The current electricity grid is still based on a centralized, inflexible management system for the supply and demand of energy. Nevertheless, the modern energy market is becoming increasingly dynamic and the current grid is not yet ready for a distributed energy market in which individual families cause peaks in the supply by generating their own solar power on a sunny day.
The INERTIA (Integrating Active, Flexible and Responsive Tertiary Prosumers into a Smart Distribution) project proposed an approach based on the "Internet of Things" to the problem of energy management.

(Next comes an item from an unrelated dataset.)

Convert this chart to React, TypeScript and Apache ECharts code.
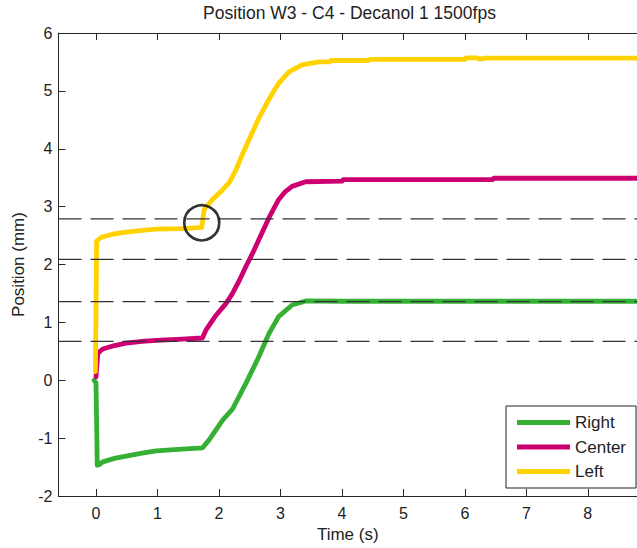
import React, { useEffect, useRef } from "react";
import * as echarts from "echarts";

const titleText = "Position W3 - C4 - Decanol 1 1500fps";
const xTicks = [0, 1, 2, 3, 4, 5, 6, 7, 8];
const yTicks = [-2, -1, 0, 1, 2, 3, 4, 5, 6];

const rightT = [-0.03, 0.0, 0.01, 0.02, 0.05, 0.11, 0.3, 0.49, 0.75, 0.98, 1.4, 1.73, 1.84, 2.06, 2.22, 2.44, 2.65, 2.81, 2.97, 3.19, 3.41, 4.0, 8.8];
const rightY = [0.0, -0.05, -0.7, -1.47, -1.46, -1.41, -1.35, -1.31, -1.26, -1.22, -1.19, -1.17, -1.03, -0.69, -0.5, -0.05, 0.41, 0.8, 1.1, 1.3, 1.37, 1.365, 1.365];

const centerT = [0.0, 0.01, 0.03, 0.11, 0.3, 0.49, 0.75, 0.98, 1.4, 1.73, 1.79, 1.95, 2.11, 2.22, 2.33, 2.44, 2.55, 2.65, 2.81, 2.97, 3.08, 3.19, 3.41, 4.0, 4.02, 6.45, 6.47, 8.8];
const centerY = [0.06, 0.2, 0.47, 0.54, 0.6, 0.64, 0.67, 0.69, 0.71, 0.73, 0.87, 1.12, 1.32, 1.5, 1.72, 1.97, 2.2, 2.43, 2.8, 3.12, 3.26, 3.35, 3.43, 3.44, 3.465, 3.465, 3.49, 3.49];

const leftT = [-0.01, 0.0, 0.01, 0.05, 0.11, 0.3, 0.49, 0.75, 0.98, 1.41, 1.72, 1.74, 1.76, 1.89, 2.05, 2.17, 2.27, 2.4, 2.49, 2.65, 2.81, 2.97, 3.14, 3.35, 3.62, 3.8, 3.82, 4.43, 4.45, 6.0, 6.02, 6.2, 6.22, 6.3, 6.32, 8.8];
const leftY = [0.15, 1.2, 2.4, 2.44, 2.48, 2.53, 2.56, 2.59, 2.61, 2.62, 2.64, 2.8, 2.95, 3.12, 3.28, 3.42, 3.62, 3.95, 4.16, 4.53, 4.85, 5.13, 5.33, 5.45, 5.5, 5.5, 5.525, 5.525, 5.545, 5.545, 5.57, 5.57, 5.555, 5.555, 5.565, 5.565];

const dashLevels = [2.79, 2.09, 1.36, 0.67];
const circleCenter = [1.72, 2.72];

const seriesNames = ["Right", "Center", "Left"];
const seriesColors = ["#35b035", "#cc0070", "#ffd200"];

const FONT = "'Liberation Sans', Arial, sans-serif";
const TEXT = "#222";
const AXIS = "#262626";
const X_MIN = -0.61;
const X_MAX = 8.8;

const zip = (t: number[], y: number[]) => t.map((v, i) => [v, y[i]]);

export default function App() {
  const ref = useRef<HTMLDivElement>(null);
  useEffect(() => {
    if (!ref.current) return;
    const chart = echarts.init(ref.current, undefined, { renderer: "svg" });
    const dataSets = [zip(rightT, rightY), zip(centerT, centerY), zip(leftT, leftY)];
    const lineSeries = seriesNames.map((name, i) => ({
      name,
      type: "line",
      data: dataSets[i],
      showSymbol: false,
      symbol: "none",
      color: seriesColors[i],
      lineStyle: { color: seriesColors[i], width: 4.8, cap: "round", join: "round" },
      z: 2 + i,
    }));
    const dashSeries = dashLevels.map((v) => ({
      type: "line",
      data: [[X_MIN, v], [X_MAX, v]],
      symbol: "none",
      silent: true,
      lineStyle: { color: "#333", width: 1.3, type: [23, 9] },
      z: 10,
    }));
    chart.setOption({
      animation: false,
      backgroundColor: "#fff",
      graphic: [
        {
          type: "text",
          x: 349.5,
          y: 4,
          style: {
            text: titleText,
            fill: TEXT,
            font: `17.5px ${FONT}`,
            align: "center",
            textAlign: "center",
            verticalAlign: "top",
            textVerticalAlign: "top",
          },
        },
      ],
      grid: { left: 58.5, top: 33, width: 581, height: 463 },
      legend: {
        data: seriesNames,
        orient: "vertical",
        left: 506,
        top: 406,
        icon: "rect",
        itemWidth: 53,
        itemHeight: 5,
        itemGap: 7.5,
        padding: [8, 10, 8, 11],
        borderColor: "#222",
        borderWidth: 1,
        backgroundColor: "#fff",
        textStyle: { fontFamily: FONT, fontSize: 17, color: TEXT },
        z: 20,
      },
      xAxis: [
        {
          type: "value",
          min: X_MIN,
          max: X_MAX,
          name: "Time (s)",
          nameLocation: "middle",
          nameGap: 28,
          nameTextStyle: { fontFamily: FONT, fontSize: 17, color: TEXT },
          axisLine: { show: true, onZero: false, lineStyle: { color: AXIS, width: 1 } },
          axisTick: { show: true, inside: true, length: 7, lineStyle: { color: AXIS }, customValues: xTicks },
          axisLabel: { fontFamily: FONT, fontSize: 16, color: TEXT, margin: 9, customValues: xTicks },
          splitLine: { show: false },
        },
        {
          type: "value",
          position: "top",
          min: X_MIN,
          max: X_MAX,
          axisLine: { show: true, onZero: false, lineStyle: { color: AXIS, width: 1 } },
          axisTick: { show: true, inside: true, length: 7, lineStyle: { color: AXIS }, customValues: xTicks },
          axisLabel: { show: false },
          splitLine: { show: false },
        },
      ],
      yAxis: {
        type: "value",
        min: -2,
        max: 6,
        interval: 1,
        name: "Position (mm)",
        nameLocation: "middle",
        nameGap: 32,
        nameTextStyle: { fontFamily: FONT, fontSize: 17, color: TEXT },
        axisLine: { show: true, onZero: false, lineStyle: { color: AXIS, width: 1 } },
        axisTick: { show: true, inside: true, length: 7, lineStyle: { color: AXIS } },
        axisLabel: {
          fontFamily: FONT,
          fontSize: 16,
          color: TEXT,
          margin: 6,
          customValues: yTicks,
        },
        splitLine: { show: false },
      },
      series: [
        ...lineSeries,
        ...dashSeries,
        {
          type: "scatter",
          data: [circleCenter],
          symbol: "circle",
          symbolSize: 35,
          silent: true,
          itemStyle: { color: "rgba(0,0,0,0)", borderColor: "#000", borderWidth: 2.7 },
          z: 12,
        },
      ],
    });
    return () => chart.dispose();
  }, []);
  return (
    <div
      ref={ref}
      style={{ position: "fixed", left: 0, top: 0, width: 637, height: 548, background: "#fff" }}
    />
  );
}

Consumers gradually become "prosumers", families produce green energy, which they sell when they cannot use it and they buy more when the power generated is not enough. All these "prosumer hubs" become active (rather than passive nodes) and are equipped with the right technology to provide contextual information to the network.
In order to be able to share the energy, the various individuals involved must share information on the supply and demand. Having this kind of information network means knowing the supply and demand in real time and balancing the energy loads on the grid.
Engineering plays a key role in the project, identifying the users and business requirements, and consequently defining the role and positioning of INERTIA within the current business energy model. Engineering is also called on to define the energy, business, comfort and flexibility indicators (KPI) that determine the energy balance at both a local level (single building) and at the aggregated level (Virtual Power Plant).